Long-term leadership and commitment are key to keeping the wheels of regeneration turning and ensuring the sector is ready for the economic upturn whenever it comes, according to a study of the effect of the recession on regeneration.
The report from Professor Michael Parkinson, from the European Institute for Urban Affairs at Liverpool John Moores University, says the impact of the credit crunch on regeneration is serious but with the right sort of long term leadership and resources it can come through the downturn. Professor Parkinson is clear that regeneration is a long term affair and it must continue to have that outlook.
He was asked by Local Government Minister, John Healey, to assess the impact of the recession on the commercial property sector, the housing market and regeneration. His report, “The Credit Crunch and Regeneration: Impact and Implications” found that the crisis was affecting the financial model that had underpinned regeneration in recent years and that pressure on the sector was likely to increase. The impact, though, has been mixed and many projects that are already underway, particularly those with public sector involvement are continuing.

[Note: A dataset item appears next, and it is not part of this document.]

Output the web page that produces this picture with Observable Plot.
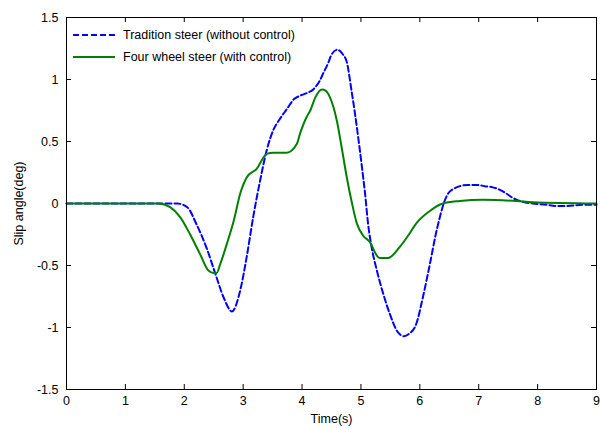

Professor Parkinson said the system would not recover quickly and all those involved – the private sector, councils, regional agencies and central Government – had a part to play in getting through the present situation and preparing for the upturn. His analysis also points to the need for more financial innovation, more genuine partnerships and more quality schemes. Public resources and programmes, he found, were keeping regeneration going as much as the private sector and that contribution would be even more crucial in the coming months.